Preferred Qualifications

• Experience with advanced node design (7nm, 5nm, 3nm) and the associated power challenges — increased leakage, reduced voltage headroom, FinFET/GAA-specific considerations.
• Background in adaptive voltage scaling, body biasing, or on-chip voltage regulation techniques.
• Experience with power modeling at the system level using tools like Arm Socrates, custom power models, or SystemC-based power estimation.
• Familiarity with embedded power management firmware and software-hardware interfaces for DVFS, ACPI, and PSCI.
• Experience with AI/ML workload power characterization and optimization.

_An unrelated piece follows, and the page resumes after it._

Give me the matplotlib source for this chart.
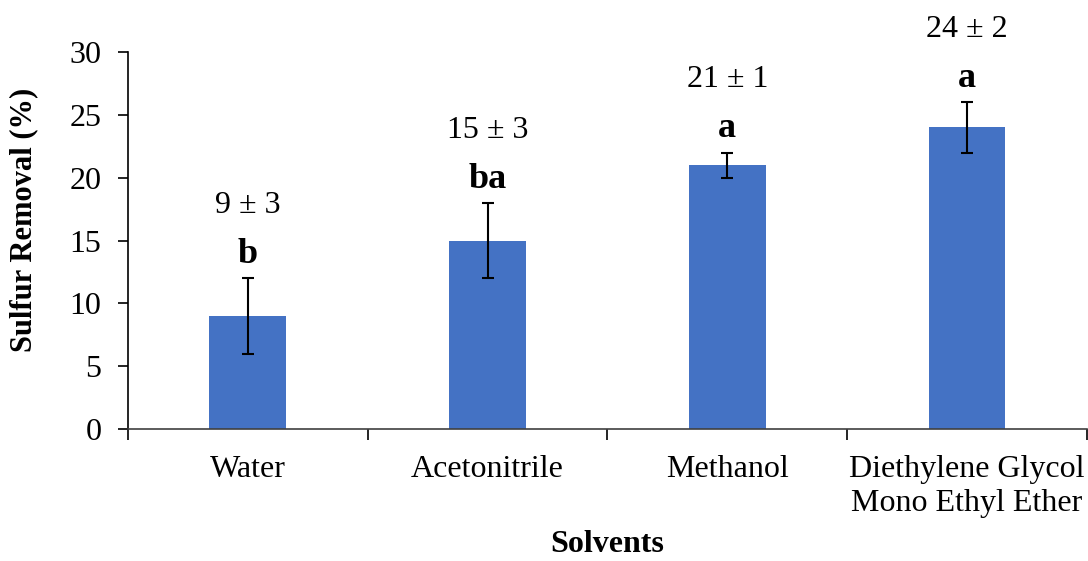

• Background in automotive (ISO 26262), mobile, data center, or high-performance computing power design challenges.
• Experience correlating pre-silicon power estimates with post-silicon measurements and driving modeling accuracy improvements.
• Knowledge of package-level power delivery design (PDN), including VRM selection, decoupling strategies, and package-silicon co-simulation.

We offer a competitive salary for this role, generally ranging from $200,000 to $230,000, along with meaningful equity and comprehensive benefits. The final compensation package will be based on your experience and location, with some flexibility to ensure we align with the right candidate.